Platforms used and Experience


Google Cloud

I converted text to speech in .WAV format with a couple of configurations to specify voice gender and set the accent from American to Australian. This could have been done with AWS Polly or IBM Watson, but I chose Google Cloud because it had the easiest registration process.


Omniverse Launcher

This is the gateway to the Omniverse platform, providing download, installation, and access to all Omniverse apps, connectors, and related utilities.


Nucleus Navigator

It provides a simple directory interface for accessing servers, projects, and files, including deep search capability. It was helpful to understand the localhost and assets folder structure, including my own localhost. While I've just started using Omniverse, it seems very simple, but I can imagine it will be helpful when I start producing lots of files later on.


Audio2Face

The latest version was released in December 2023. The app is a combination of AI-based technologies that generate facial animation and lip sync driven solely by an audio source. Character retargeting enables users to connect and animate their own characters.

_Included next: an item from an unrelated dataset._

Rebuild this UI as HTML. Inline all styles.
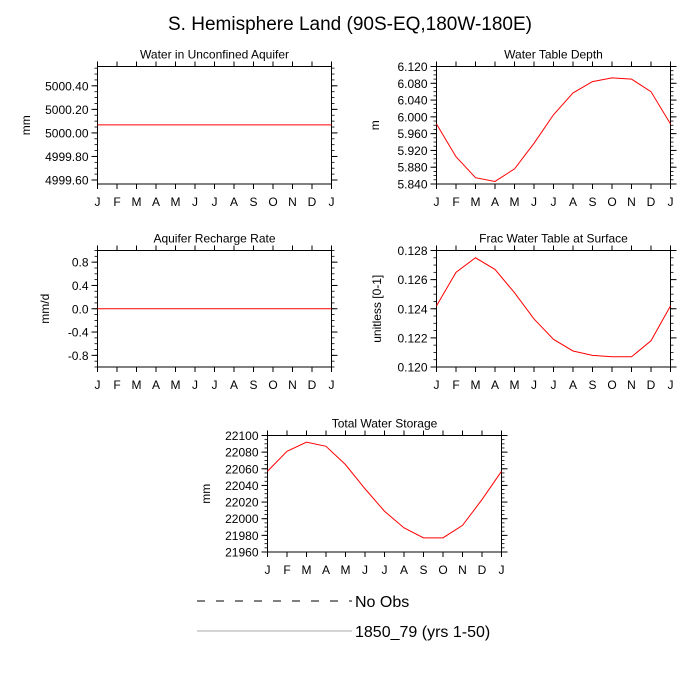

This app was my primary focus for this experimentation. I configured the audio player with the track root path and adjusted settings for emotions, eye movements, lower denture, and tongue animations. Finally, I exported the Cache in USD file format.


Machinima

It empowers animated storytelling. New extensions let you assemble clips on characters, props, and cameras. AI-based pose estimation and Audio2Face make character animation fluid. I watched a couple of YouTube videos on how to export the sequence in MP4 format with the audio, but I could only render the animation without the audio using the movie capture feature.


Clipchamp

As I couldn't export the animation with audio, I tried stitching the animation and audio together in Clipchamp. I also added captions.


YouTube

In order to integrate the video into this framer website, I needed to obtain a URL by converting the video. I created an account and uploaded it. I realized that I could add captions within the YouTube editor.

Takeways


Initial Impression with Omniverse Audio2Face

Setting up an Omniverse account and understanding how this powerful platform works was a great experience. I was particularly impressed by its generative AI capabilities, which have the potential to enhance accessibility and significantly speed up the process of creating realistic animations with human-like movements and expressions.


Ethical Considerations at the Forefront

However, as these AI-generated outcomes become increasingly lifelike, we must consider the ethical implications and ensure responsible development and use of such technologies. Addressing concerns around privacy, bias, and the potential misuse of highly realistic synthetic media will be crucial.


Initial Exploration: Just the Beginning

So far, I've only scratched the surface of Audio2Face's functionalities within Omniverse. While my goal for this experiment was to onboard the Omniverse ecosystem and create an initial output – which I consider successful – I haven't yet explored many of the advanced features this tool offers.



Next Steps


Use Case Exploration

Humanising and anthropomorphising digital assets can significantly enhance accessibility and improve comprehension of digital content. I am excited to collaborate with my clients to ideate and develop use cases that address their business challenges.


Blender Integration

Moving forward, I plan to use the 'Blender 4.2 alpha USD branch' to retarget Omniverse's AI features onto 3D objects I've created in Blender. This will allow me to incorporate these AI-generated animations and expressions into my personalized 3D models and scenes.

Additionally, I aim to experiment with incorporating personalized audio tracks, further enhancing the realism and customization of my animations.


Audio2Gesture Exploration

Another exciting feature I'll be exploring is 'Audio2Gesture' in Machinima. This tool promises to generate realistic full-body movements and gestures based on audio inputs, potentially opening up new avenues for creating engaging and expressive character animations.

By combining these powerful AI tools with my existing 3D modeling and animation skills, I'm eager to push the boundaries of what's possible and create truly immersive and lifelike digital experiences.